═══ Listed records ═══

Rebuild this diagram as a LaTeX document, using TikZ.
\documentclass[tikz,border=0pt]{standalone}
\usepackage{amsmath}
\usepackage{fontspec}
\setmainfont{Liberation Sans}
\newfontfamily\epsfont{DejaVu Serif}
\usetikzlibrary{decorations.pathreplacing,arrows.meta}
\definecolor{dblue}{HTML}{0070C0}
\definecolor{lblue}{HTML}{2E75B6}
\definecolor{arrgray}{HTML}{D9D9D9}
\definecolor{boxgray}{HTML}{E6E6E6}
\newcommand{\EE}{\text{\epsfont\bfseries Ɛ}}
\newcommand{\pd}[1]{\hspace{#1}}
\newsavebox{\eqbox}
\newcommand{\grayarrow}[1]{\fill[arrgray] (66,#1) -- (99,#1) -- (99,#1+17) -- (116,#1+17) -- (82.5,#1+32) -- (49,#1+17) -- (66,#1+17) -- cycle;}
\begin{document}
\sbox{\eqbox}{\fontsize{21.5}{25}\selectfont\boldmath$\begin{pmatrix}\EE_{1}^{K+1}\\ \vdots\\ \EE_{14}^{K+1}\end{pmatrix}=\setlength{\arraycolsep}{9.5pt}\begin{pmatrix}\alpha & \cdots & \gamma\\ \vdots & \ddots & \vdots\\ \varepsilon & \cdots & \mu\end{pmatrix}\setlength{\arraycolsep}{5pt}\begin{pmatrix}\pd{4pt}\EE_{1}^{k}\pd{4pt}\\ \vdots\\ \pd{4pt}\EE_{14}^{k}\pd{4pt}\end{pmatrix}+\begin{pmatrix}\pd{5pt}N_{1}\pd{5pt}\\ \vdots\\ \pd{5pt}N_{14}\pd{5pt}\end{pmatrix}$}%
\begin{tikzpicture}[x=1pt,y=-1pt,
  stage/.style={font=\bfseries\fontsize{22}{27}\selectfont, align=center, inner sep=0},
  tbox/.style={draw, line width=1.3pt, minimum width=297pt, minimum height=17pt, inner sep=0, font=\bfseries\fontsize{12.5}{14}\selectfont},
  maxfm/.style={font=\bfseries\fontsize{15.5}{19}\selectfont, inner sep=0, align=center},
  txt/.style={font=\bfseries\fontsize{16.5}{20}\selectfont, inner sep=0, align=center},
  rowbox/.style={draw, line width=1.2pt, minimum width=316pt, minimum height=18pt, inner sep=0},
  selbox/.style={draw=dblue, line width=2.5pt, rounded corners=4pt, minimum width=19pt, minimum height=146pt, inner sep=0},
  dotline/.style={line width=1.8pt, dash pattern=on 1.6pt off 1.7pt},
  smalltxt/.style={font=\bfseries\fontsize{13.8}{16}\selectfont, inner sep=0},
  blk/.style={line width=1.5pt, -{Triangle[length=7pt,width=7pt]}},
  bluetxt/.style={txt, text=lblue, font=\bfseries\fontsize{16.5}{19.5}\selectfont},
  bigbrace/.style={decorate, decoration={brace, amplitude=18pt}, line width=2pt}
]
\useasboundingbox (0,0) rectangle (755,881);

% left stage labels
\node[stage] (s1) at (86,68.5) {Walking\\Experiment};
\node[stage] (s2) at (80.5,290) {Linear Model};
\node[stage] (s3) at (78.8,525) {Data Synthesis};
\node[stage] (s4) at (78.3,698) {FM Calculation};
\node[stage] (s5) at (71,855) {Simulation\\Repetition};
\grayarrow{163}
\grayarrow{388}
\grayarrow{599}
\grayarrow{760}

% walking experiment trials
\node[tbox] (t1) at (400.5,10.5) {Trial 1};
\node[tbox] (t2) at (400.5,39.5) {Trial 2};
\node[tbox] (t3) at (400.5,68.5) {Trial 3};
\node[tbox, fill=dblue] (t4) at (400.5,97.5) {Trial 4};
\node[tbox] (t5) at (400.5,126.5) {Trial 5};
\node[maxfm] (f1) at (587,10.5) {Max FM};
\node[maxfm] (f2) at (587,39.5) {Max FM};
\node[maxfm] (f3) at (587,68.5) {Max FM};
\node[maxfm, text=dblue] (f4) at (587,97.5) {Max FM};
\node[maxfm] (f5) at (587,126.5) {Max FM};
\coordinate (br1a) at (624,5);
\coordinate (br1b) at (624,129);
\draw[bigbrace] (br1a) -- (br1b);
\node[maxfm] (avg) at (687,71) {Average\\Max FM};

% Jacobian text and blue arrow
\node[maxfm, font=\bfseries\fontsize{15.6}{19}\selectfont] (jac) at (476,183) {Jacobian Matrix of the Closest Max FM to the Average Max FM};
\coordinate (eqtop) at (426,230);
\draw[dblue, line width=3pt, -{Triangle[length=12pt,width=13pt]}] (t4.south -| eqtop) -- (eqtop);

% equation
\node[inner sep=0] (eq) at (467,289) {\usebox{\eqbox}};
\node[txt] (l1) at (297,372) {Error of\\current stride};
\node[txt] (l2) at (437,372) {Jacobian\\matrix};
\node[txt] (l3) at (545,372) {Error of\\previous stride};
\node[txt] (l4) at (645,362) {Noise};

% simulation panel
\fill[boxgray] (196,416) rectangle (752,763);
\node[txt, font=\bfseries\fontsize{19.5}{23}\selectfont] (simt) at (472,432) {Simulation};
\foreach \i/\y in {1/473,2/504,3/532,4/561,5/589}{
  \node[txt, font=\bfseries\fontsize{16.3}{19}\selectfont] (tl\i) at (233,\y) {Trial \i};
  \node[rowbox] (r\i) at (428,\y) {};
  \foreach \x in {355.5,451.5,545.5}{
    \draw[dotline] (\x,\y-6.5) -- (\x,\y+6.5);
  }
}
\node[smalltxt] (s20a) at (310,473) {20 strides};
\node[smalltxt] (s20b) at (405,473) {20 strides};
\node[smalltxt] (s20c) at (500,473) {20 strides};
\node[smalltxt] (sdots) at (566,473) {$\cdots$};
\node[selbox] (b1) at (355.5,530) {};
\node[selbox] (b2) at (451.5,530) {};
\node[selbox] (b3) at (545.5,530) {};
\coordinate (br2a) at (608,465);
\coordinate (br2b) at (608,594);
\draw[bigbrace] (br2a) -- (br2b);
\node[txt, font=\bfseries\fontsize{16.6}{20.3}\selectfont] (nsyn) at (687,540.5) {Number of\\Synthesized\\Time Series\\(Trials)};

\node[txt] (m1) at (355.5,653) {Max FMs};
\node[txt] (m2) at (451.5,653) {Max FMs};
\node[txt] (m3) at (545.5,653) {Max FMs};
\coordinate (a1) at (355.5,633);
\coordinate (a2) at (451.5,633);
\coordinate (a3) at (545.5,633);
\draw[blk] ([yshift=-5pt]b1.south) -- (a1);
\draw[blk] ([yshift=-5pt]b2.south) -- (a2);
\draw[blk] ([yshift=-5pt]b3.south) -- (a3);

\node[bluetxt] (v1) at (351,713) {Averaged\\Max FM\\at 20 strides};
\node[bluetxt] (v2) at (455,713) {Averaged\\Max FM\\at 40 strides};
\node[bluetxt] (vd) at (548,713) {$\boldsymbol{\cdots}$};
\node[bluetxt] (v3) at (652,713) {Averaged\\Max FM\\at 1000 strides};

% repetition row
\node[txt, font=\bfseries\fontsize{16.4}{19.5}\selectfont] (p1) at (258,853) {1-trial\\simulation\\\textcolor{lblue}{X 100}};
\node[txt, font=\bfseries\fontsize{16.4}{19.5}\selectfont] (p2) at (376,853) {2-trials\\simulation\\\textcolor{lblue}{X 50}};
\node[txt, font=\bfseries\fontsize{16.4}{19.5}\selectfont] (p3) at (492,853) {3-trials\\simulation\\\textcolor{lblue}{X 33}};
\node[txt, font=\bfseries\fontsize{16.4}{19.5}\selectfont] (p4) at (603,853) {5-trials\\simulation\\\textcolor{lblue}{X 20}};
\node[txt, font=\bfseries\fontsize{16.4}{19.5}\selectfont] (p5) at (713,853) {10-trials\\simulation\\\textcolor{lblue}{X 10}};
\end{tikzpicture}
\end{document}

═══
═══ Listed records ═══

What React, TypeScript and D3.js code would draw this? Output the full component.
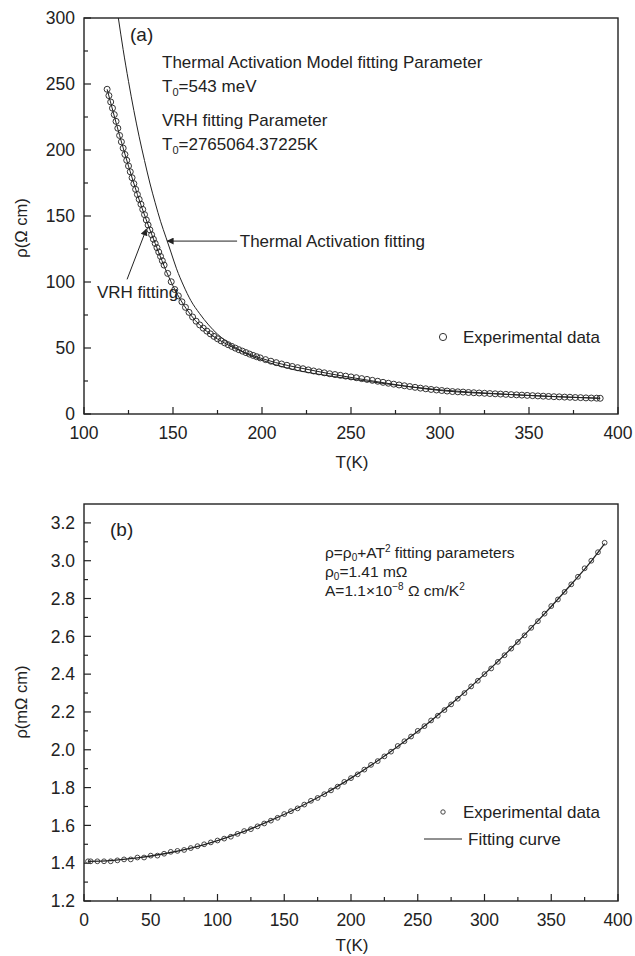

═══
═══ Listed records ═══

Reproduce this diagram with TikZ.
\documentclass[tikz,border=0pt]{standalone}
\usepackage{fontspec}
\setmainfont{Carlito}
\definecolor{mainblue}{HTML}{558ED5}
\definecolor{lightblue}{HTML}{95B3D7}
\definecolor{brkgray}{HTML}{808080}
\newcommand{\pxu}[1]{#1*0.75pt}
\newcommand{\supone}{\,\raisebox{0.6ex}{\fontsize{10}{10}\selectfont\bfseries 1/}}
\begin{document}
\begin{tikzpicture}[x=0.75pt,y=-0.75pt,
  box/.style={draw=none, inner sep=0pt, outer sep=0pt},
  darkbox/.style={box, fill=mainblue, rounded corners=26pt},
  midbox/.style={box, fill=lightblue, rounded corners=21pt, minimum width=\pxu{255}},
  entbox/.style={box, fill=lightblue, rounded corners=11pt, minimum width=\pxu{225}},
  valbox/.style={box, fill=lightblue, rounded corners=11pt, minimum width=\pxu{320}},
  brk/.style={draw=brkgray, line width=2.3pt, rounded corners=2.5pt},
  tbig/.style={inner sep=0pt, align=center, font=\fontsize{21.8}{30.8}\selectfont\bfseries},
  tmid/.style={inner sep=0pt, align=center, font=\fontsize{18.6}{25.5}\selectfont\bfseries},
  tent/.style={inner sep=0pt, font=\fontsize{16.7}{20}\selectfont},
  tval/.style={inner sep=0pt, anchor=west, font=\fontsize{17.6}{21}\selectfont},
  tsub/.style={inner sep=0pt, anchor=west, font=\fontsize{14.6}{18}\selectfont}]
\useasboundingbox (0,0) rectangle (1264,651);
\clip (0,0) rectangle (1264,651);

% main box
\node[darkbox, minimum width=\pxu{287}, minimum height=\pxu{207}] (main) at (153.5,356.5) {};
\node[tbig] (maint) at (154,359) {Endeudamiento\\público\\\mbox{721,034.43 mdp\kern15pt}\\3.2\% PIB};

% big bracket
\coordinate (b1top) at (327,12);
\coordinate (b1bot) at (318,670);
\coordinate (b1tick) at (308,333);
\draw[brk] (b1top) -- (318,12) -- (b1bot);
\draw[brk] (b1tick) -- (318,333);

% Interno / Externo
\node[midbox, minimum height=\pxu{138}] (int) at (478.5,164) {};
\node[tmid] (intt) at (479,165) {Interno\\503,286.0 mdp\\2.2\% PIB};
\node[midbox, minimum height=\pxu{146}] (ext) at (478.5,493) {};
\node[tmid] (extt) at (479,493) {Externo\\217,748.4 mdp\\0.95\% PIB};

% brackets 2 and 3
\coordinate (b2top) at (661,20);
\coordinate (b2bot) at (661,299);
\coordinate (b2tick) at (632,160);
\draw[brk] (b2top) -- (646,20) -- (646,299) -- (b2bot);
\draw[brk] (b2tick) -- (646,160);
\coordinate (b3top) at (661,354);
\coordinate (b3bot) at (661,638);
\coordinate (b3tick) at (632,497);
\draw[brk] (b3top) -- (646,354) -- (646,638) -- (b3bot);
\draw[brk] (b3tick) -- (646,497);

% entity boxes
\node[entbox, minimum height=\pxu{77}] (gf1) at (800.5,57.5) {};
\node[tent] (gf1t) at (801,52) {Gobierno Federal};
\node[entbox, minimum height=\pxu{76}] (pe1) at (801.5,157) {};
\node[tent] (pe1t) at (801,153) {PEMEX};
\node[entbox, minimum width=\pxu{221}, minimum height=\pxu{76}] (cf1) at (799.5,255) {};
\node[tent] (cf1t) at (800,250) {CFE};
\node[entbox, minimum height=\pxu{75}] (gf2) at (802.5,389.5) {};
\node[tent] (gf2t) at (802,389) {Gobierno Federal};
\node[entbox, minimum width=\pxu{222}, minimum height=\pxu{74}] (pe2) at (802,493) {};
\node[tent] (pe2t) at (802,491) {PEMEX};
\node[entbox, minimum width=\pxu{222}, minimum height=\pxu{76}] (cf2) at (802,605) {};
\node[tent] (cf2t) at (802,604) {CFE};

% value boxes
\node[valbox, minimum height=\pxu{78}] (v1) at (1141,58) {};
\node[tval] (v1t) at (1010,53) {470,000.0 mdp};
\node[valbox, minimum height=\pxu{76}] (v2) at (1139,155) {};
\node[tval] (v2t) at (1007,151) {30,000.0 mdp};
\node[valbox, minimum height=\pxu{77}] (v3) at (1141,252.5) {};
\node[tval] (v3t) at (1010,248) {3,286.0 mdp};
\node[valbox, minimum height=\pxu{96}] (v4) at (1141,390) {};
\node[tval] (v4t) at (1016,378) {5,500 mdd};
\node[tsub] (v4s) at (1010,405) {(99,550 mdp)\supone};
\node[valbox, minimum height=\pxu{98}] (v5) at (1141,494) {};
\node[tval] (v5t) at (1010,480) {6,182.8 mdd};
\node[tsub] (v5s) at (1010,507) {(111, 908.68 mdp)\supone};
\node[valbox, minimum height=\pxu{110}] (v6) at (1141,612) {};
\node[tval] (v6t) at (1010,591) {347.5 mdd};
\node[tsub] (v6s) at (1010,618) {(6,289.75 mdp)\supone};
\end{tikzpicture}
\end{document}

═══

### Task objective
What is the number of lines that hold the string "this"? Reply with that number alone.

### The response
3